COMMERCE CITY, Colo.—As recently as mid-July, the prospect of that elusive first MLS Cup appearance seemed like a pipe dream for the Seattle Sounders.


Now, it's reality.


Rookie forward Jordan Morris netted a back-breaking tally in the 56th minute of the second leg of Seattle's Western Conference Championship against the Colorado Rapids, giving the Sounders a 1-0 victory – and a 3-1 aggregate triumph – at Dick's Sporting Goods Park on Sunday.


The result is the historic accomplishment of the franchise's first conference title, a milestone that Sounders midfielder Cristian Roldan described as especially sweet given the roller coaster of a season his team has endured – whether it was the 6-12-2 start, which led to the departure of iconic head coach Sigi Schmid, or the loss of star forward Clint Dempsey, who was lost for the season in September with an irregular heartbeat.

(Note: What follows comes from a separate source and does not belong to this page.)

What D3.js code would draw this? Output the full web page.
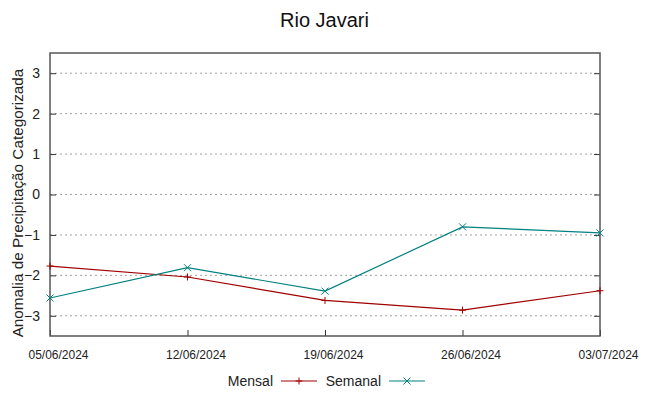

"This is awesome," Roldan said. "It's a first for our city, a first for our team. We did everything possible to get here through the [ups and downs]. We had a lot of lows this year. We were last place in July. Now we're in the final."


The mood in Seattle's postgame locker room was expectedly jubilant. But there was also the prevailing sentiment that there is unfinished business that lies ahead in the MLS Cup final, in which the Sounders take on either Toronto FC or the Montreal Impact.


At his postgame press conference, a visibly emotional head coach Brian Schmetzer touched on exactly that.


"I'll take Ozzie [Alonso's] words: We're not finished yet," Schmetzer said. "The second part of that is that I'm very proud of this franchise. The fans deserve that. They deserve it."


Even so, Schmetzer acknowledged the historical context; he has been affiliated with the club since his days as a player in the 1980s.


"The significance of this is that's it's now. We are creating these moments now," Schmetzer said. "The moment that we've created for the 200-plus [traveling] fans that drove or flew all the way here to Colorado over a holiday weekend, the 40,000-plus fans we have every [weekend] at every home match, it's very significant. It's significant to the fans that were watching us in Memorial Stadium back in the '70s.


"It's another chapter. But, again, we're not finished yet. But we have to make sure all of this culminates with something really big. Really great. A really special moment that people will talk about for many years."